The first proper elections to the Armenian parliament took place in June 1919. The parliament had 80 members, including three women. Armenian electoral law was quite progressive for its time, since it established universal suffrage for everyone over 20 years old. This included women, while even in many European countries women could not vote at the time. For example in UK, usually considered the cradle of parliamentarism, women received the right to vote in 1918, but this referred only to women with college education, and only in 1928 full suffrage for women was introduced. Not to mention that in Switzerland, another age-old bastion of democracy, women received the right to vote in federal elections as late as in 1971.

As the first Republic of Armenia collapsed under the blows of Turkish Kemalists and Russian Bolsheviks, the Soviet Armenia, often referred to as “the Second Republic” was established. Soviet Armenia, as it is obvious from the word itself, was supposed to be ruled by “Soviets”, i.e. councils of workers and farmers. The elective legislative body of the Soviet Armenia was called the Supreme Council. The Supreme Council had 340 members, all elected from majoritarian districts, and its term lasted 5 years. Throughout the Soviet period the Supreme council played mostly a formal role, as all the decisions were taken by the Communist leadership. In fact, it was only the Communist Party that took part in elections, or rather, as it was called in the Soviet “newspeak” the alliance “of Communists and non-partisans”. Often there was only one candidate running in each district, so Soviet elections could be described as a certain type of ritual rather than a real political process. 

Soviet Armenia’s Supreme Council, 1980’s

 

However, by 1990, when the Soviet system was in crisis, conditions emerged for the Supreme Council to be transformed into a real parliament. In 1990 for the first time competitive elections into the Supreme Council took place and for the first (and last) time in the history of Soviet Armenia, the ruling political power was changed through elections: opposition Armenian National Movement gained majority, beating the Communists. As the USSR was collapsing and Armenia declared independence The Supreme Council became the first parliament of the Third Republic of Armenia.
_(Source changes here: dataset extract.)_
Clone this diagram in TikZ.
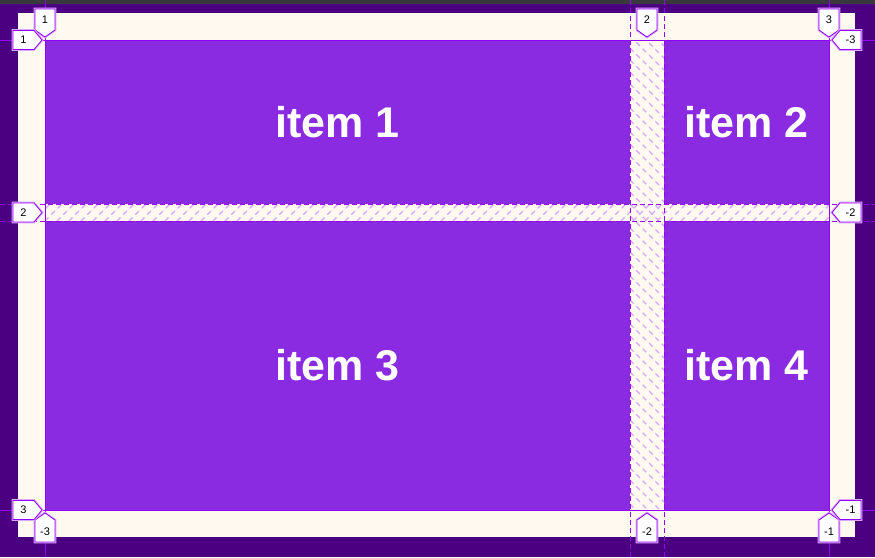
\documentclass[tikz,border=0pt]{standalone}
\usepackage{fontspec}
\setmainfont{Liberation Sans}
\definecolor{topbar}{HTML}{38383D}
\definecolor{bgindigo}{HTML}{4B0082}
\definecolor{cream}{HTML}{FFF9EF}
\definecolor{itemviolet}{HTML}{8A2BE2}
\definecolor{gridline}{HTML}{9400FF}
\definecolor{hatchcol}{HTML}{D9A6FF}
\begin{document}
\begin{tikzpicture}[x=1pt,y=-1pt,
  item/.style={draw=none, fill=itemviolet, inner sep=0pt, text=white,
    font=\fontsize{43}{43}\selectfont\bfseries},
  lblshape/.style={draw=gridline, fill=white, line width=0.8pt, line join=round,
    preaction={draw=gridline!35, line width=2.6pt}},
  lbltext/.style={inner sep=0pt, text=black, font=\fontsize{11}{11}\selectfont},
  solidline/.style={draw=gridline, line width=0.8pt},
  dashline/.style={draw=gridline, line width=0.8pt, dash pattern=on 5pt off 3pt},
  hatchline/.style={draw=hatchcol, line width=1.3pt, dash pattern=on 5pt off 4pt}]
\useasboundingbox (0,0) rectangle (875,557);
% backgrounds
\fill[topbar] (0,0) rectangle (875,4);
\fill[bgindigo] (0,4) rectangle (875,557);
\fill[cream] (18,13) rectangle (855,537);
% gap hatching
\begin{scope}
  \clip (630,40) rectangle (664,510);
  \foreach \i in {-48,-36,...,520} \draw[hatchline] (630,\i) -- (664,\i+34);
\end{scope}
\begin{scope}
  \clip (45,204) rectangle (829,221);
  \foreach \i in {21,33,...,840} \draw[hatchline] (\i,221) -- (\i+17,204);
\end{scope}
% items
\node[item, minimum width=585pt, minimum height=164pt] (it1) at (337.5,122) {item 1};
\node[item, minimum width=165pt, minimum height=164pt] (it2) at (746.5,122) {item 2};
\node[item, minimum width=585pt, minimum height=289pt] (it3) at (337.5,365.5) {item 3};
\node[item, minimum width=165pt, minimum height=289pt] (it4) at (746.5,365.5) {item 4};
% grid lines
\draw[solidline] (45,0) -- (45,557);
\draw[solidline] (829,0) -- (829,557);
\draw[solidline] (0,40) -- (875,40);
\draw[solidline] (0,510) -- (875,510);
\draw[dashline] (630,0) -- (630,557);
\draw[dashline] (664,0) -- (664,557);
\draw[dashline] (0,204) -- (875,204);
\draw[dashline] (0,221) -- (875,221);
% labels: top (tip pointing down)
\foreach \x/\t/\n in {45/1/lt1, 647/2/lt2, 829/3/lt3}{
  \draw[lblshape] (\x-10,9) -- (\x+10,9) -- (\x+10,30) -- (\x,37) -- (\x-10,30) -- cycle;
  \node[lbltext] (\n) at (\x,19.5) {\t};
}
% labels: bottom (tip pointing up)
\foreach \x/\t/\n in {45/-3/lb1, 647/-2/lb2, 829/-1/lb3}{
  \draw[lblshape] (\x,513) -- (\x+10,520) -- (\x+10,542) -- (\x-10,542) -- (\x-10,520) -- cycle;
  \node[lbltext] (\n) at (\x,531.5) {\t};
}
% labels: left (tip pointing right)
\foreach \y/\t/\n in {40/1/ll1, 212.5/2/ll2, 510/3/ll3}{
  \draw[lblshape] (13,\y-9.5) -- (34,\y-9.5) -- (42,\y) -- (34,\y+9.5) -- (13,\y+9.5) -- cycle;
  \node[lbltext] (\n) at (23.5,\y) {\t};
}
% labels: right (tip pointing left)
\foreach \y/\t/\n in {40/-3/lr1, 212.5/-2/lr2, 510/-1/lr3}{
  \draw[lblshape] (832,\y) -- (840,\y-9.5) -- (861,\y-9.5) -- (861,\y+9.5) -- (840,\y+9.5) -- cycle;
  \node[lbltext] (\n) at (850.5,\y) {\t};
}
\end{tikzpicture}
\end{document}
In 1995 the Supreme Council was replaced by the new legislative body, the National Assembly. It was also then that the first constitution of Armenia was adopted in a referendum. The constitution made Armenia a presidential-parliamentary republic with strong presidential power. Later changes in the constitution somewhat shifted the balance of power from the president to the parliament, but presidentialism was predominant until 2015, when the constitution was changed once again, opening the road to transfer to a parliamentary republic in spring 2018. The transfer to parliamentary republic was a subject of heated debates at the time, which still continue till this day. While some argue that parliamentarism is a more democratic form of government, an argument supported by the example of majority of European countries, others claim that Armenian political system is not ready yet for such a system, or that presidential system may be better suited for responding to crisis situations, of the kind that Armenia is going through today. Today, as Armenia is approaching its 8th parliamentary election throughout independence the jury is still out on the merits of parliamentary and presidential systems. However, one thing is clear: a strong parliament is the best guarantee that the people’s voice is heard.